Donald Trump’s administration is considering ending the legal status of thousands of Syrians living in the US, leaving many in fear of possible deportation.
A group of around 7,000 Syrians have been given temporary protected status (TPS), but the legal designation is set to expire on 30 September.
The Trump administration has to decide to extend the refugee programme by the end of Thursday, or the group will automatically lose their status at the end of next month.
If the Department of Homeland Security chooses not to renew it, the refugees will have to leave America, be deported back to Syria, or fight to find a new form of legal status in the US.
“The anxiety and uncertainty that is there in the back of your mind at all times is stressful … it’s difficult to live with,” the 23-year-old Monzer Shakally, a dental student living in Iowa City, told ABC News.
The Department of Homeland Security first designated people from Syria for TPS in 2012 because of the conflict raging across Bashar al-Assad’s war-torn country.
In January 2018, the Trump administration extended TPS for around 7,000 Syrians for another 18 months – but did not allow any Syrians who entered after August 2016 to apply.
TPS allows refugees to live, work or study in the US while conditions in their home country remain too dangerous for them to be there.
A group of Democratic senators called on secretary of state Mike Pompeo and acting head of the Department for Homeland Security Kevin McAleenan to make sure the Syrians are offered continued protection.

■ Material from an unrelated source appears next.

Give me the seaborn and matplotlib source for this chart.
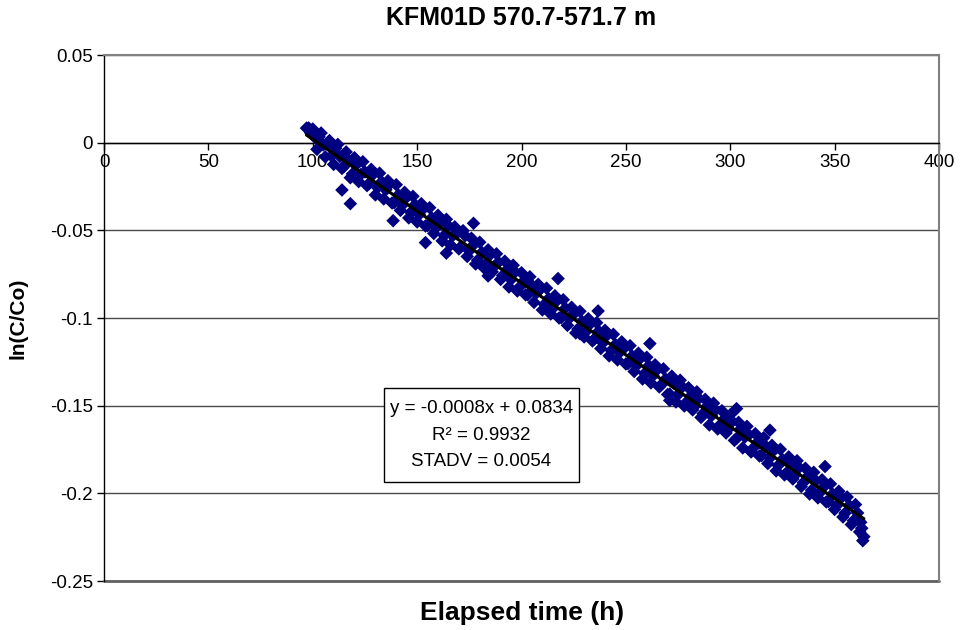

“Armed conflict and extraordinary conditions prevail in Syria, making safe return impossible,” a letter signed by 2020 candidates Elizabeth Warren, Bernie Sanders, Kamala Harris and Cory Booker stated.
“Should the Department of Homeland Security allow Syrian TPS designations to expire, it would force recipients and their families to make a nearly impossible choice about whether to return to dangerous conditions or stay in the United States and risk deportation.”
Michael Shakur, a 26-year-old stand-up comedian living in New York City told ABC News: “Going back would be literally a death sentence.
“This country really just saved my life. I am grateful for being given the chance to live, to exist, to have a future, to have a life, to do things I’m passionate about. That’s what TPS is.”